I find them vastly useful when tuning, adjusting or tweaking circuits while watching the voltage or current change. Much easier and more intuitive than watching digits or a segmented bargraph on a DMM. The 'inertia' of the meter movement is also good to visually average wiggles on a voltage. I like them for the same reasons that I like an analog tachometer in my sports car.
i have a weird question......what does it mean by "w2aew"...??? :)
W2AEW is my amateur radio license callsign.
Why you just don't put this VOM meter before A meter ? Than you will have some error in voltage, because of voltage drop on A meter, but it will be small error because of small current and impedance of A meter. So in this case is better to connect VOM meter first/closer to source and VOM meter second. Or just use modern meters and you will have smaller problem with this. :)
Correct on all counts.
In circuit with proper current measurement (voltmeter above current meter) error will be small not because low amp meter resistance but because we measure current source dynamic resistance. Current change in current source is very small and it produces very small voltage drop CHANGE on amp meter. So almost constant drop on amp meter will cancel in equation. And you can use also this Simpson old meter and achieve excellent outcome. It is better to use uA meter, because current change will be several uA, and source dynamic resistance should be about 4M ohm.
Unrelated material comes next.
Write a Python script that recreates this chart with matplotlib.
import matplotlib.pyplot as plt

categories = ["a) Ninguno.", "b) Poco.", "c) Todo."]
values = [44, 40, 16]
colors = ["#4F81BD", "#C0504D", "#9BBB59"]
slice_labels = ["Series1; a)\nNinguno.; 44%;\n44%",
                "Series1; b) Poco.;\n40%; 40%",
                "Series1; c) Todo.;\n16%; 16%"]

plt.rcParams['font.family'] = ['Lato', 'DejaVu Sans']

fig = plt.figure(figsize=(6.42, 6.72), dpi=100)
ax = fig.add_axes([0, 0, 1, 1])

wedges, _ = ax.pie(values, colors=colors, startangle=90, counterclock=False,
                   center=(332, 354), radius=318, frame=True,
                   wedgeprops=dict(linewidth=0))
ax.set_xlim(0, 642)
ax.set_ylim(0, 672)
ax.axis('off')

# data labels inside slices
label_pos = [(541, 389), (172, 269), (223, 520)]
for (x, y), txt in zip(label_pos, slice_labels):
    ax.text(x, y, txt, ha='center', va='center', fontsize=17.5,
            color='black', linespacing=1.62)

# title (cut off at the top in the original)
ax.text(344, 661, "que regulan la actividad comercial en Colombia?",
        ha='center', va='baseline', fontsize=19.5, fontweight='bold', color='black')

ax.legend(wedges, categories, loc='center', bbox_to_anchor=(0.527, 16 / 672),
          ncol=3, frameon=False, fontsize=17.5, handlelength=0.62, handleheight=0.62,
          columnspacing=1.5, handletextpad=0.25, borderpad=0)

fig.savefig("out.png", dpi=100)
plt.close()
I think you should delete these movies about current sources, and do a new one, because some young engeneers may be confused :)
Thank you for your work on TH-cam. I really appreciate it.
Best Regards
I appreciate all of your electronics videos, but that will not stop me from being really evil...
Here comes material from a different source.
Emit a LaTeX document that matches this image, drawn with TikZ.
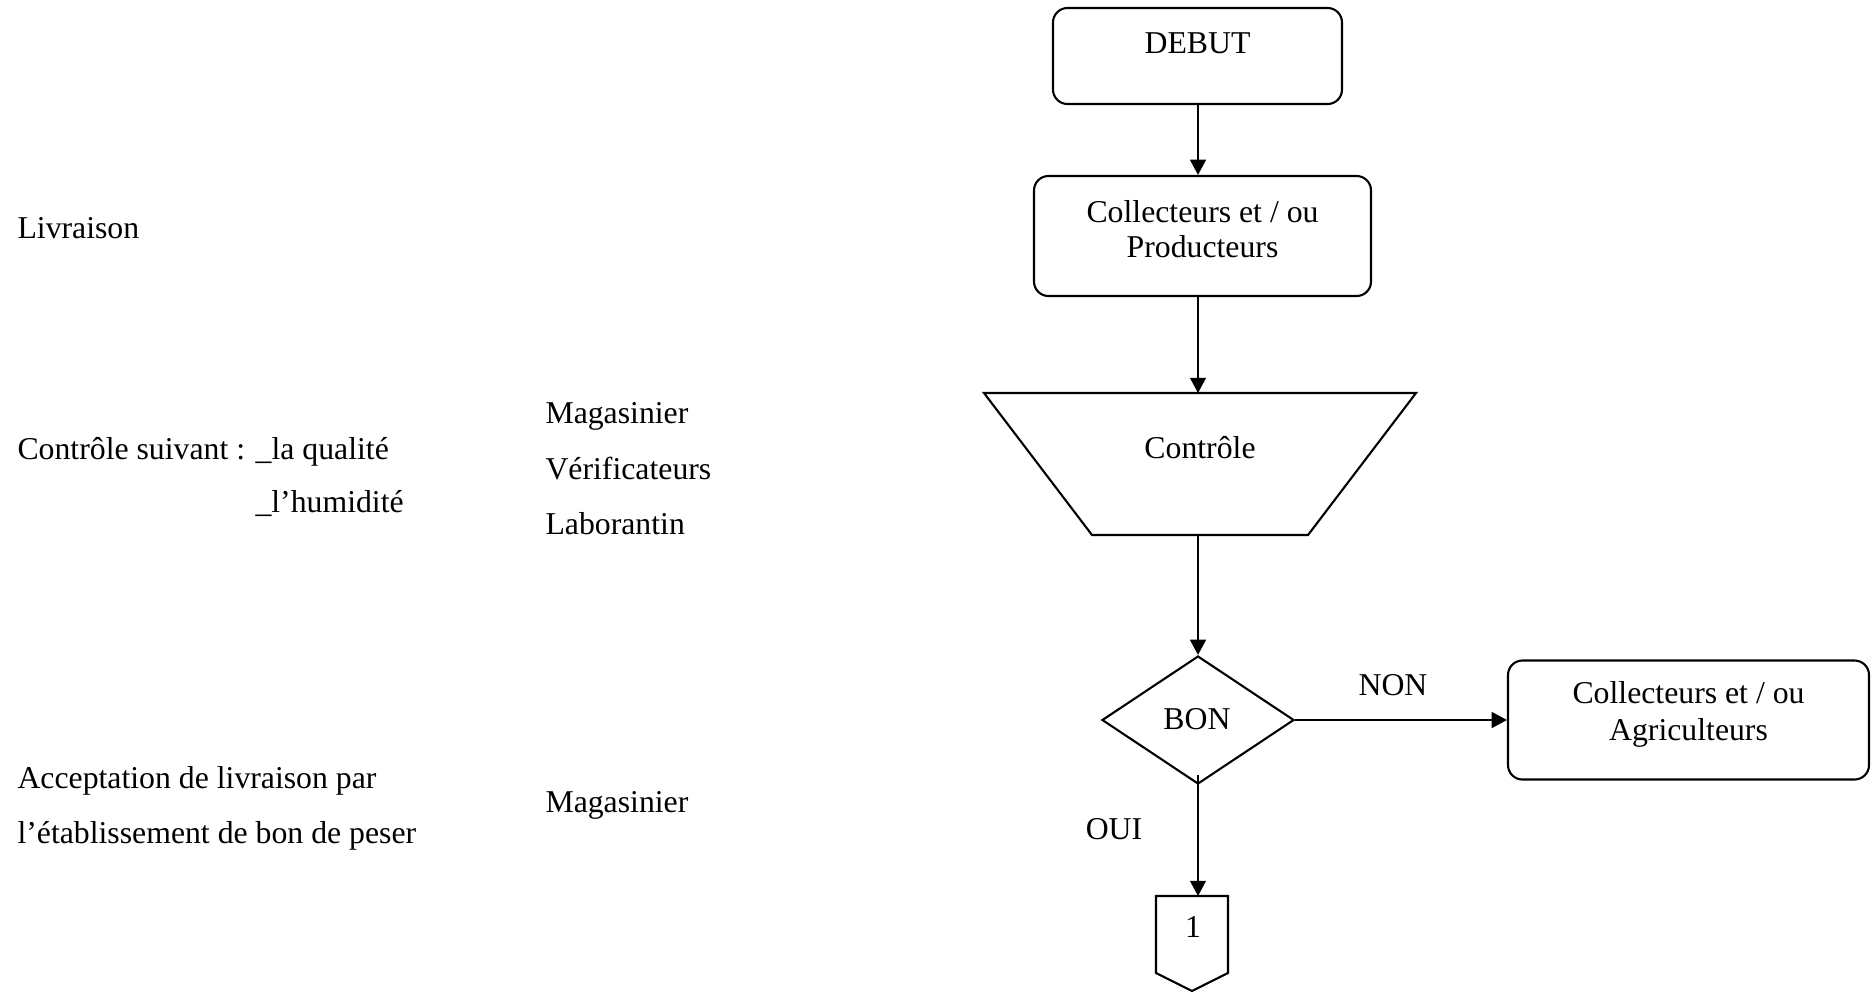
\documentclass[tikz,border=0pt]{standalone}
\usepackage{fontspec}
\setmainfont{Liberation Serif}
\usetikzlibrary{shapes.geometric,arrows.meta}
\def\pxu{0.381pt}
\begin{document}
\begin{tikzpicture}[x=0.381pt,y=-0.381pt,
  every node/.style={font=\fontsize{12.1}{14}\selectfont,inner sep=0pt},
  box/.style={draw,line width=0.8pt,rounded corners=5.5pt},
  txt/.style={anchor=base},
  ltxt/.style={anchor=base west},
  flow/.style={line width=0.8pt,-{Triangle[length=5.8pt,width=6pt]}},
  shapeline/.style={line width=0.8pt,line join=miter}]
\useasboundingbox (0,0) rectangle (1871,992);

% boxes of the main flow
\node[box,minimum width={289*\pxu},minimum height={96*\pxu}] (debut) at (1197.5,56) {};
\node[txt] (tdebut) at (1197.5,53) {DEBUT};

\node[box,minimum width={337*\pxu},minimum height={120*\pxu}] (coll) at (1202.5,236) {};
\node[txt] (tcoll1) at (1202.5,222) {Collecteurs et / ou};
\node[txt] (tcoll2) at (1202.5,257) {Producteurs};

% inverted trapezium of the control step
\coordinate (ctop) at (1198,393);
\coordinate (cbot) at (1198,535);
\draw[shapeline] (984,393) -- (1416,393) -- (1308,535) -- (1092,535) -- cycle;
\node[txt] (tctrl) at (1200,458) {Contrôle};

% decision
\node[draw,diamond,line width=0.8pt,minimum width={192*\pxu},minimum height={128*\pxu}] (bon) at (1198,720) {};
\node[txt] (tbon) at (1197,729) {BON};

\node[box,minimum width={361*\pxu},minimum height={119*\pxu}] (agri) at (1688.5,720) {};
\node[txt] (tagri1) at (1688.5,703) {Collecteurs et / ou};
\node[txt] (tagri2) at (1688.5,740) {Agriculteurs};

% off-page connector
\coordinate (conn) at (1198,896);
\draw[shapeline] (1156,896) -- (1228,896) -- (1228,973) -- (1192,991) -- (1156,973) -- cycle;
\node[txt] (tone) at (1193,937) {1};

% connectors
\draw[flow] (debut.south -| ctop) -- (coll.north -| ctop);
\draw[flow] (coll.south -| ctop) -- (ctop);
\draw[flow] (cbot) -- (bon.north);
\draw[flow] (bon.east) -- (agri.west);
\coordinate (oui0) at (1198,775);
\draw[flow] (oui0) -- (conn);

\node[txt] (tnon) at (1393,695) {NON};
\node[txt] (toui) at (1114,839) {OUI};

% descriptions on the left
\node[ltxt] (d1) at (17,238) {Livraison};
\node[ltxt] (d2) at (17,459) {Contrôle suivant : \_la qualité};
\node[ltxt] (d3) at (255,512) {\_l’humidité};
\node[ltxt] (d4) at (17,788) {Acceptation de livraison par};
\node[ltxt] (d5) at (17,843) {l’établissement de bon de peser};

% actors
\node[ltxt] (a1) at (545,423) {Magasinier};
\node[ltxt] (a2) at (545,479) {Vérificateurs};
\node[ltxt] (a3) at (545,534) {Laborantin};
\node[ltxt] (a4) at (545,812) {Magasinier};
\end{tikzpicture}
\end{document}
...Could not a board be made to replace the Simpson meter workings with an MOSFET/FET, or Op-Amp front end, that would have a much higher input impedance, and then couple it with a current source for the meter?
Certainly it would be possible to completely replace the guts with a FET input amp to get the benefits of very high input impedance.
When my multimeter reads 420 uA, I get out the pipe.
Sometimes using modern meters is better, boy I wish I had a pound for every mistake I made, I would be a rich man.